The way up was steep, but in places was even paved and stepped, so apart from sludging through a bit of snow was easy enough. From the top there is a 360 degree view and the conditions were clear enough to enjoy it. A paved track continued eastwards from the summit towards Hollins Cross, with the continuing stream of dogs and their walkers - many carrying huge rucksacks full of children - coming and going. At Hollins Cross a great network of paths converge, for this was a pass for people travelling to work in Edale from Castleton and the Hope Valley – daily! Those people must've had sure-grip feet, for I was very trepidatious making my way down a mix of paved, bouldered, streamed, muddied and gullied hill-side towards Castleton.
Eventually exiting onto a tarmacked farm track, the way to the hostel was relatively short. In fact because a convenient track led to the rear of the hostel, it should have saved the normal access to Losehill Hall which from the main road consists of a third-of-a-mile drive. I could see people in the hostel's car park, hear them chattering and could have shaken hands with them if I'd been inclined – but there was no way in! So – a long walk down the track to the side of the hostel grounds, a few yards along the road, then up the drive to the hostel! It added to the mileage, though - which overall was about 5.5 miles.
I certainly got back before the main group, and was fascinated by their stories of mini-disaster, loss of leader, loss of boots and flights of fancy. I noted that some did not opt to do a walk the following day, and considered that although I ended up walking alone, I had made a sensible choice.
Some thoughts on the weekend's walks
Perhaps we ought to consider people's abilities a bit more when proposing or starting out on a walk. From the feedback that I heard on the main group's experiences, it seemed to me that a number of people had taken on a task that was a bit beyond their capabilities. Either they'd not known what to expect, or perhaps they were a bit out of practice.
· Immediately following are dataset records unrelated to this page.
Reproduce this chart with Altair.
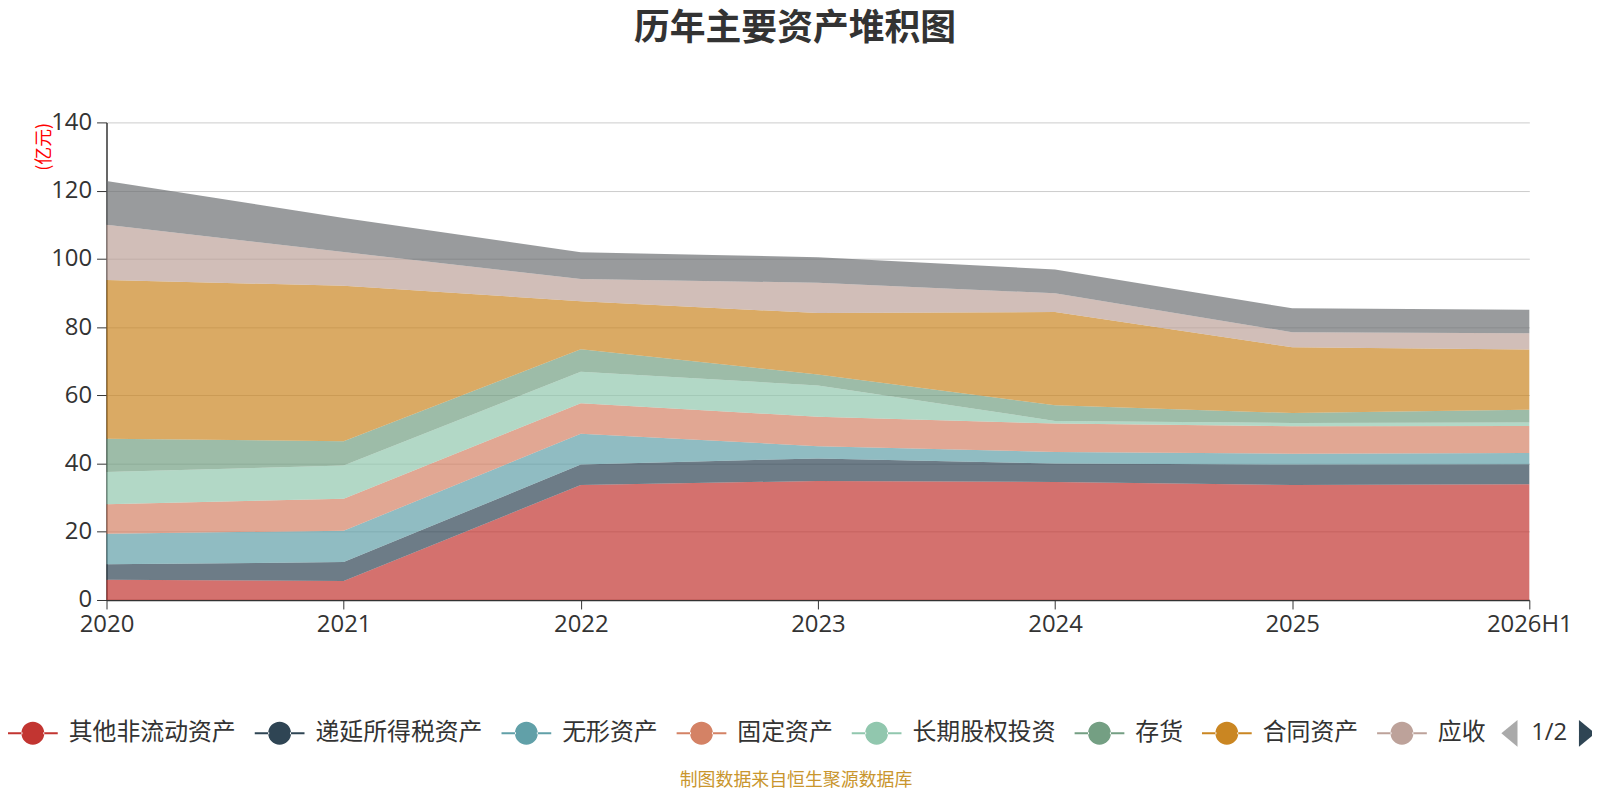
import pandas as pd
import altair as alt

years = ["2020", "2021", "2022", "2023", "2024", "2025", "2026H1"]

series_names = [
    "其他非流动资产", "递延所得税资产", "无形资产", "固定资产", "长期股权投资",
    "存货", "合同资产", "应收账款", "货币资金",
]
series_colors = [
    "#c23531", "#2f4554", "#61a0a8", "#d48265", "#91c7ae",
    "#749f83", "#ca8622", "#bda29a", "#6e7074",
]

other_noncurrent = [5.9, 5.6, 33.7, 34.9, 34.6, 33.7, 33.9]
deferred_tax = [4.6, 5.5, 6.0, 6.6, 5.4, 6.0, 5.9]
intangible = [8.9, 9.2, 9.0, 3.6, 3.4, 3.2, 3.3]
fixed_assets = [8.7, 9.4, 9.0, 8.6, 8.3, 8.0, 7.9]
lt_equity = [9.4, 9.7, 9.2, 9.2, 0.8, 1.0, 1.0]
inventory = [9.8, 7.1, 6.6, 3.2, 4.6, 2.9, 3.8]
contract_assets = [46.5, 45.6, 14.1, 18.0, 27.3, 19.3, 17.6]
receivables = [16.2, 9.9, 6.5, 8.9, 5.5, 4.4, 4.8]
cash = [12.8, 10.0, 7.8, 7.5, 7.0, 7.0, 6.9]

all_values = [other_noncurrent, deferred_tax, intangible, fixed_assets, lt_equity,
              inventory, contract_assets, receivables, cash]

rows = []
for i, (name, vals) in enumerate(zip(series_names, all_values)):
    for year, v in zip(years, vals):
        rows.append({"year": year, "series": name, "value": v, "idx": i})
df = pd.DataFrame(rows)

# line with a dot in the middle, like the echarts legend icon
legend_icon = (
    "M-1,-0.04L-0.42,-0.04L-0.42,0.04L-1,0.04Z "
    "M0.42,-0.04L1,-0.04L1,0.04L0.42,0.04Z "
    "M-0.46,0A0.46,0.46 0 1,0 0.46,0A0.46,0.46 0 1,0 -0.46,0Z"
)

area = alt.Chart(df).mark_area(opacity=0.7, interpolate="linear").encode(
    x=alt.X(
        "year:O", sort=years, scale=alt.Scale(type="point", padding=0),
        axis=alt.Axis(
            title=None, labelAngle=0, labelFont="Open Sans", labelFontSize=24,
            labelColor="#333", labelPadding=4, tickSize=9, tickColor="#333",
            domainColor="#333", domainWidth=1.5, labelFlush=False,
            labelOverlap=False, labelBound=False, grid=False,
        ),
    ),
    y=alt.Y(
        "value:Q", stack="zero", scale=alt.Scale(domain=[0, 140], nice=False),
        axis=alt.Axis(
            values=[0, 20, 40, 60, 80, 100, 120, 140], grid=True, gridColor="#ccc",
            labelFont="Open Sans", labelFontSize=24, labelColor="#333",
            labelPadding=5, tickSize=10, tickColor="#333", domainColor="#333",
            domainWidth=1.5, title="(亿元)", titleColor="red", titleFontSize=18,
            titleFont="Noto Sans CJK SC", titleFontWeight="normal", titleAngle=270,
            titleX=-62, titleY=24, titleAlign="center", titleBaseline="middle",
        ),
    ),
    color=alt.Color(
        "series:N", sort=series_names,
        scale=alt.Scale(domain=series_names, range=series_colors),
        legend=alt.Legend(
            title=None, orient="none", legendX=-99, legendY=589,
            direction="horizontal", values=series_names[:8],
            labelExpr="datum.label == '应收账款' ? '应收' : datum.label",
            symbolType=legend_icon, symbolSize=2500, symbolStrokeWidth=0,
            symbolOpacity=1, labelFont="Noto Sans CJK SC", labelFontSize=24,
            labelColor="#333", labelOffset=11, columnPadding=19, labelLimit=400,
            padding=0,
        ),
    ),
    order=alt.Order("idx:Q", sort="ascending"),
)

# legend pager "◀ 1/2 ▶"
arrow_left = alt.Chart(pd.DataFrame({"k": [0]})).mark_point(
    shape="M0.6,-1L-0.6,0L0.6,1Z", filled=True, size=729, color="#aaa", opacity=1
).encode(x=alt.value(1410), y=alt.value(614))
arrow_right = alt.Chart(pd.DataFrame({"k": [0]})).mark_point(
    shape="M-0.6,-1L0.6,0L-0.6,1Z", filled=True, size=729, color="#2f4554", opacity=1
).encode(x=alt.value(1488), y=alt.value(614))
pager = alt.Chart(pd.DataFrame({"t": ["1/2"]})).mark_text(
    font="Open Sans", fontSize=24, color="#333", align="center", baseline="middle"
).encode(text="t:N", x=alt.value(1450), y=alt.value(614))

source_note = alt.Chart(pd.DataFrame({"t": ["制图数据来自恒生聚源数据库"]})).mark_text(
    font="Noto Sans CJK SC", fontSize=18, color="#c9962e", align="center", baseline="middle"
).encode(text="t:N", x=alt.value(693), y=alt.value(662))

chart = (
    alt.layer(area, arrow_left, arrow_right, pager, source_note)
    .properties(
        width=1430,
        height=480,
        autosize=alt.AutoSizeParams(type="none"),
        padding={"left": 99, "top": 113, "right": 63, "bottom": 191},
        title=alt.TitleParams(
            "历年主要资产堆积图", font="Noto Sans CJK SC", fontSize=36, fontWeight="bold",
            color="#333", anchor="middle", frame="group", offset=63, dx=-23,
        ),
    )
    .configure(background="white")
    .configure_view(strokeWidth=0, stroke="transparent")
)

chart.save("out.html", embed_options={"renderer": "svg", "actions": False})
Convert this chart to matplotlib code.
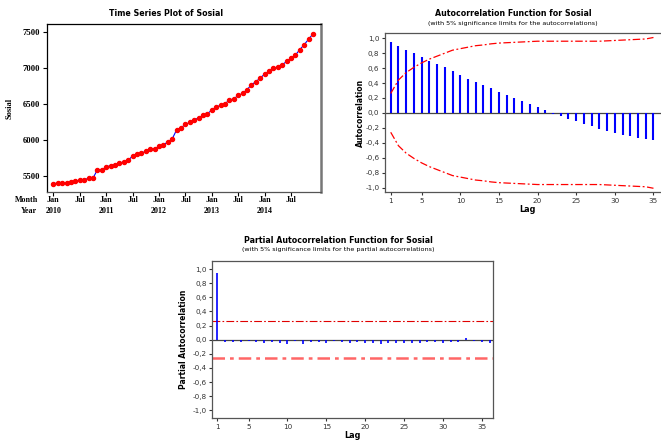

We'd passed snow drifts whilst driving up to Castleton, and it was quite clear that there was still some accumulation of snow on the higher hills. The fact that the walk started from the Snake Pass - one of the more notorious bad-weather passes in the country - consisted of considerable stretches of high ground (say, 1500ft) and that the snow was melting thus obviously making the going in places wetter, perhaps should have sounded a warning. It is the responsibility of individuals to assess their own capabilities, and of walk-leaders to try to make it clear what the undertaking might be. This may not be so important on low-level walks in the summer, but mountain walks even in Spring are a different matter.
Even the walk the following day was a bit indeterminate. I'd been asked to co-lead it, and from my previous day's experience had a good idea what to expect. However, the walk was presented as "a mystery walk", which on reflection is perhaps a bit too trivial under the circumstances. As it turned out, the 5.5 mile walk on Sunday (from Castleton via Hollins Cross, Back Tor and Lose Hill to Hope village) was undertaken by fairly competent walkers, and was quite easy (even for me!)